Tasmanians will not forget that it was Labor and the community who put the pressure on this government to come forward. That was because Labor understand that the economy will be richer, as long as these people opposite keep their commitment to fund the university. In the north and north-west of Tasmania, this expansion is set to create 430 construction jobs and 230 academic and support jobs, but this government could not really see the writing on the wall of how important this was.

We have also learnt from the last election campaign that those people opposite, like Senator Abetz—who belong to the conservatives, who belong to the Liberal Party—are still about getting GetUp!. After the election Senator Abetz said:

What we need to do as a Liberal Party is inoculate against that and expose the money sources of these organisations and what their true agenda is.

Senator Abetz, how can you argue against a third-party organisation campaigning in a democracy during an election campaign? We live in a free society. Making public comment and campaigning during an election campaign is free speech. Those opposite espouse the fundamental principal of free speech and yet when anyone criticises them they cannot handle it. I think that is a great shame. According to the Liberals, free speech is only allowed when you agree with the Liberal Party.
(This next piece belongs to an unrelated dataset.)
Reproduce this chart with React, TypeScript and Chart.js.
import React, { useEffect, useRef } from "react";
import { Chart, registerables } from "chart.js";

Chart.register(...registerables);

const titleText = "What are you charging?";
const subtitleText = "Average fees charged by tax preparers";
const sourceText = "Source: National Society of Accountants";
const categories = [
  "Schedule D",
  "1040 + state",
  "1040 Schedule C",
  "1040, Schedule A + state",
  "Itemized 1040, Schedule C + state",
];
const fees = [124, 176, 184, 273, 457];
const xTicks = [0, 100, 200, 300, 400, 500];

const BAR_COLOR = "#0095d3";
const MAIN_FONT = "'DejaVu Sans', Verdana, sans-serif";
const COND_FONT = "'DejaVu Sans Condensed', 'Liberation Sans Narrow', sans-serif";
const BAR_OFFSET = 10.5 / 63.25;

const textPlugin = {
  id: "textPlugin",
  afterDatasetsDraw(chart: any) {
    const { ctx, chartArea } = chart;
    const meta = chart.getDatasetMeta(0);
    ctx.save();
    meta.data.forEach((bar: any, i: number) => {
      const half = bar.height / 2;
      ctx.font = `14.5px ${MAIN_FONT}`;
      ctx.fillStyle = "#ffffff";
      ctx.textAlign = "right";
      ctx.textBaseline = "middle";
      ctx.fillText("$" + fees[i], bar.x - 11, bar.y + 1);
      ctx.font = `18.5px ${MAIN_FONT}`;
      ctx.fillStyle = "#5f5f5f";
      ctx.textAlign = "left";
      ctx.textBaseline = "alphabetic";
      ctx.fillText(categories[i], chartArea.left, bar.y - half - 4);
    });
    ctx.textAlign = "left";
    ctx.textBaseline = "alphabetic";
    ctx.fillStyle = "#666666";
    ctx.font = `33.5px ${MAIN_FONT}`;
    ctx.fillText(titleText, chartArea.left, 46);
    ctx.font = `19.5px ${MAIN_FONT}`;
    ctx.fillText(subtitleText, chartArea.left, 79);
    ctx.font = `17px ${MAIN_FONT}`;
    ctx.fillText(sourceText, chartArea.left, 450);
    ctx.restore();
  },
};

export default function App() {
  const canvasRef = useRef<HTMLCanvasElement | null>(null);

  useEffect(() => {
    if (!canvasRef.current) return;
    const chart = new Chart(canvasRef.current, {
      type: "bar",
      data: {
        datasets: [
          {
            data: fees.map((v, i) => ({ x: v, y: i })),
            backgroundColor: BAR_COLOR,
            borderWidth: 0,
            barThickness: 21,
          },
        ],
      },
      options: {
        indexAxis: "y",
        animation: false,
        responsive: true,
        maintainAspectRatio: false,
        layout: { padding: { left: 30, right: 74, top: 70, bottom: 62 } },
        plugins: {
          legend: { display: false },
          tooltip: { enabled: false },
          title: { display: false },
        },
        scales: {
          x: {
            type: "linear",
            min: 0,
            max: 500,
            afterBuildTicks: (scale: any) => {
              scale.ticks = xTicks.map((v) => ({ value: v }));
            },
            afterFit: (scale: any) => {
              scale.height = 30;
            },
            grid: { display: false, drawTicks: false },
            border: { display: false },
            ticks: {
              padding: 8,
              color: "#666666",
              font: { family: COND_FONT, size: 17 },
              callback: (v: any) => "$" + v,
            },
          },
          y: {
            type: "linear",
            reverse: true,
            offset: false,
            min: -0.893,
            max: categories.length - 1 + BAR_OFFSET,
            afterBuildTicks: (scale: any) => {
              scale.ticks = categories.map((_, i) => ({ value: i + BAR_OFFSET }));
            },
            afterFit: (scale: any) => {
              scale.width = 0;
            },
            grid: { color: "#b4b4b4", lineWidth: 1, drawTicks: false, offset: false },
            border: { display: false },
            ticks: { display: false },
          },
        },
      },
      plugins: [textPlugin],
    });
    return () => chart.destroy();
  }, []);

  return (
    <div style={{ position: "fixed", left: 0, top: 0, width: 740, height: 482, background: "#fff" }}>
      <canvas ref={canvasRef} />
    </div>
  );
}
The fact is that those opposite ignored the Tasmanian community. They ignored the crisis in our health system. It is not just in the Launceston General Hospital; it is in the Hobart Mercy Hospital. We do not want to keep going on and on about our health problems there. I always like to talk up my home state. Through this election campaign there was such heavy campaigning and so many ads going on about millions of dollars being spent, but they did not work in Tasmania because they did not reflect the policies that were important to our community—the policies of providing jobs, of enabling young Tasmanians to go on to university, of ensuring that Tasmanians can get a hospital bed when they need it and that they can go to the GP. Labor stood firm and said time and time again that we would never, ever stop fighting to protect Medicare.
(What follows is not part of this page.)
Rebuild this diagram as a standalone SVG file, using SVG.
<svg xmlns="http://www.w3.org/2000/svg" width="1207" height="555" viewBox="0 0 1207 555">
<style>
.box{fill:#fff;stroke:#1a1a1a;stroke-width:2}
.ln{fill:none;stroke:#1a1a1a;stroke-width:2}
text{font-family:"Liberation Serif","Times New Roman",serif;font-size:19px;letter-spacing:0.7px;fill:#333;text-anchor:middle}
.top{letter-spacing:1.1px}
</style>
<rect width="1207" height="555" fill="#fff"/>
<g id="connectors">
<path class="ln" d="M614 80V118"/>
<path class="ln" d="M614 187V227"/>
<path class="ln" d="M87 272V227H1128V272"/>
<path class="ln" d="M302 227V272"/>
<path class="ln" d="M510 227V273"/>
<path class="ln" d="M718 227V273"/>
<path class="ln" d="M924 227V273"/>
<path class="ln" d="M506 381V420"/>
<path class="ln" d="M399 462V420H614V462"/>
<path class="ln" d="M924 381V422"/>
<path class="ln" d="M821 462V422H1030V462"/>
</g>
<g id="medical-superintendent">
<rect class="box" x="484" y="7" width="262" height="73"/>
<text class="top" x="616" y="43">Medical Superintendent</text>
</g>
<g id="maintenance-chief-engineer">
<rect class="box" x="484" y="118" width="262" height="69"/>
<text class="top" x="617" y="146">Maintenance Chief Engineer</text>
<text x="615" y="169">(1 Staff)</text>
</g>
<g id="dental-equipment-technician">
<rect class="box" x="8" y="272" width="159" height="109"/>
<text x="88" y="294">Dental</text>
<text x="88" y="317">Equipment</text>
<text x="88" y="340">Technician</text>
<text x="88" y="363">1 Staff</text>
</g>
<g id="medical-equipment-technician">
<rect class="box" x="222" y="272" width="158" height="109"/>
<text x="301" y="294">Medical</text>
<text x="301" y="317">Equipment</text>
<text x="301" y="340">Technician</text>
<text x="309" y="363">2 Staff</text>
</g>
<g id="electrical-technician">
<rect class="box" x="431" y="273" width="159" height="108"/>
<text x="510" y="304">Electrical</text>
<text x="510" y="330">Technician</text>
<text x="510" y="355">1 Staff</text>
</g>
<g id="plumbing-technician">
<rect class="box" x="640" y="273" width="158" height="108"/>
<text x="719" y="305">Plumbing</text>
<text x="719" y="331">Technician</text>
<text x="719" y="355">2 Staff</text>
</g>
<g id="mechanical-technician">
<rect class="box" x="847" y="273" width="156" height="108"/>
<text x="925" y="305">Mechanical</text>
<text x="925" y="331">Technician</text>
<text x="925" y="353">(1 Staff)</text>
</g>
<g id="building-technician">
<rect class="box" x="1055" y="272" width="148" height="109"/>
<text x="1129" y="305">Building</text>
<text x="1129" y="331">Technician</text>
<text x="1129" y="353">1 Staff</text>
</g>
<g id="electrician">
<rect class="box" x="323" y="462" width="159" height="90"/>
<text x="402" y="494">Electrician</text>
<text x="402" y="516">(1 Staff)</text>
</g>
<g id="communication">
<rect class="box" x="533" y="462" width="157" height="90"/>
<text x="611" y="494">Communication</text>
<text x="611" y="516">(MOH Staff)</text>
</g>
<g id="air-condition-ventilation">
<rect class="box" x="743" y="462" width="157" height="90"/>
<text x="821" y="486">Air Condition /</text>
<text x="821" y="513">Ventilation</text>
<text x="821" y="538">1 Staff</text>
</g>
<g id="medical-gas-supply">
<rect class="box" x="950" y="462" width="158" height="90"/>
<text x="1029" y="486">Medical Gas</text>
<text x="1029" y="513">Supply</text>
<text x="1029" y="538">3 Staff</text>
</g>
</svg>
We know that the former member for Bass used to block people on Facebook and social media and we know that he used to turn constituents away from his offices and refuse to seem them, but I only just learnt recently that of a morning in his office he and his staff would have a daily chant of 'jobs and growth, jobs and growth'. I truly believe that Mr Nikolic believed that if he kept saying that same slogan—jobs and growth, jobs and growth—that jobs would magically appear. Quite frankly, they did not. But the arrogance does not stop there. The federal members for Bass, Braddon and Lyons were so arrogant and out of touch they actually proclaimed themselves 'the three amigos'. The arrogance of a member of parliament refusing to meet with their constituents and blocking people on social media because they failed to support their views! I have not even begun to talk about aged care and the fact that that was so badly neglected, but I will be speaking later today about aged care. But I do have a message from the Tasmanian community to these three arrogant, out of touch former members of the House of Representatives who called themselves 'the three amigos': adios amigos, get on your horses and ride out of town. (Time expired)

The ACTING DEPUTY PRESIDENT ( Senator Sterle ): Senator Polley, as entertaining as that was, I do not think it was quite parliamentary.